The offense of resisting an officer, either with or without violence, requires, as an essential element, that the officer be engaged "in the execution of legal process or in the lawful execution of any legal duty."[1] The information charged that the resisting occurred as the officer was engaged "in the lawful execution of a legal duty, to wit: making a lawful arrest of George W. Brannen for a misdemeanor, to wit: disorderly intoxication."

Counsel for the defendant requested that the court define for the jury the offense of disorderly intoxication and submitted an instruction which set forth the elements of that misdemeanor. The defendant was seeking to defend on the basis that the state had failed to prove the above referred element which was essential to make a case of resisting. More particularly, the defendant's position was that he had not committed the offense of disorderly intoxication in the presence of the officer and that, absent *429 legal process, an arrest for such misdemeanor may be made only when it is committed in the presence of the officer.
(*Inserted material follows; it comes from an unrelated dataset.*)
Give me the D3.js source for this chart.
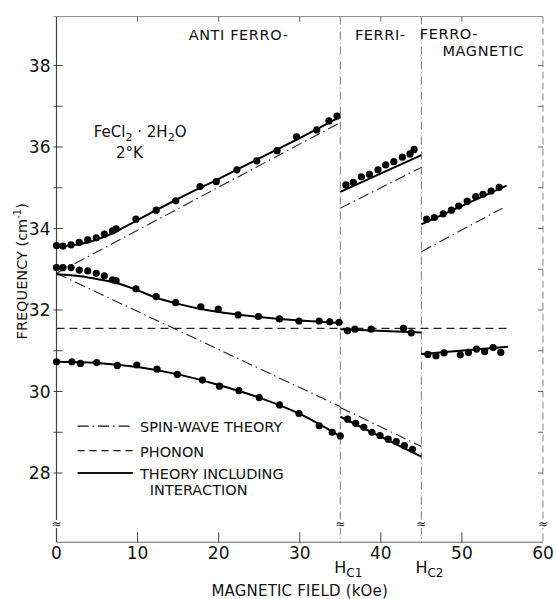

The trial court denied the requested jury instruction. Such denial was error. In Smith v. State, 399 So. 2d 70 (Fla. 5th DCA 1981), the court correctly noted:

An essential element of the offense under Count Three was that the arresting officers were engaged "in the execution of legal process or in the lawful execution of any legal duty." See ยง 843.01, Fla. Stat. (1979). The lawful duty requirement was an essential element to be shown by the prosecution and subject to jury determination, applying the reasonable doubt criterion. Licata v. State, 156 Fla. 692, 24 So. 2d 98 (1945); Lee v. State, 368 So. 2d 395 (Fla. 3rd DCA 1979), cert. denied, 378 So. 2d 349 (Fla. 1979).

399 So.2d at 71.

The state, however, argues that the following portion of the standard jury instructions[2] under Section 843.01 and 843.02 requires a contrary result:

The court further instructs you that (read duty being performed from charge) constitutes [execution of legal process] [lawful execution of a legal duty].

The state then points to the court's following instruction:

The court further instructs you that the arresting of a person for the misdemeanor of [disorderly] intoxication constitutes a lawful execution of a legal duty.

The state says that the defendant was entitled to no more than the above instruction. We disagree and hold that the trial court erred in not affording the defendant the opportunity of having the jury determine the question of whether this particular arrest for disorderly intoxication was lawful. In order for the jury to make such determination, it must, of course, be informed of the definition of the offense, in this instance disorderly intoxication.

We have considered the other points raised by appellant and find them to be without merit. The judgments are affirmed with respect to the simple battery counts, but the judgment on the third count is reversed and the case is remanded for a new trial on the charge of resisting without violence.

BARFIELD, J., concurs.

THOMPSON, J., dissents without opinion.

NOTES

[1] Sections 843.01 and 843.02, Florida Statutes (1981).

[2] Standard Jury Instructions in Criminal Cases (1981 Edition), pp. 195 and 196.